Concepedia

TLDR

Materials discovery can be accelerated by learning from existing knowledge and data. This study demonstrates that machine learning models trained on quantum‑mechanical calculations and chemical similarity can efficiently and accurately predict a wide range of material properties. The authors formulate a general approach using one‑dimensional chain systems to derive decision rules that map easily accessible attributes to material properties. Fingerprints derived from chemo‑structural or electronic charge‑density information enable ultra‑fast, accurate predictions, and this capability substantially speeds the exploration of large chemical spaces for application‑specific materials.

Abstract

The materials discovery process can be significantly expedited and simplified if we can learn effectively from available knowledge and data.
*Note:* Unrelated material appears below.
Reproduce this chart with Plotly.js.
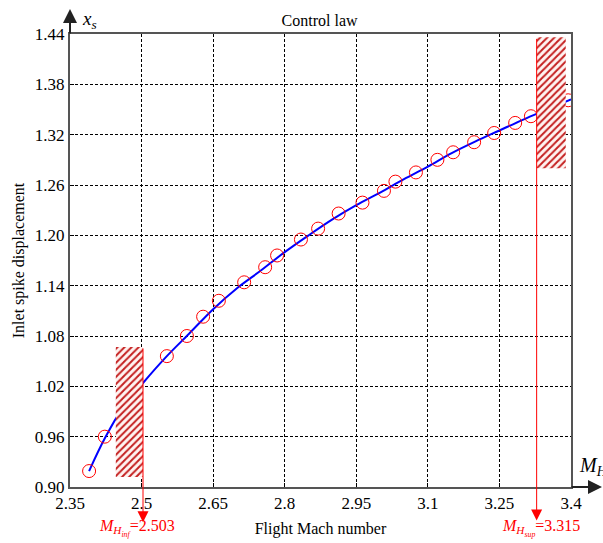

In the present contribution, we show that efficient and accurate prediction of a diverse set of properties of material systems is possible by employing machine (or statistical) learning methods trained on quantum mechanical computations in combination with the notions of chemical similarity. Using a family of one-dimensional chain systems, we present a general formalism that allows us to discover decision rules that establish a mapping between easily accessible attributes of a system and its properties. It is shown that fingerprints based on either chemo-structural (compositional and configurational information) or the electronic charge density distribution can be used to make ultra-fast, yet accurate, property predictions. Harnessing such learning paradigms extends recent efforts to systematically explore and mine vast chemical spaces, and can significantly accelerate the discovery of new application-specific materials.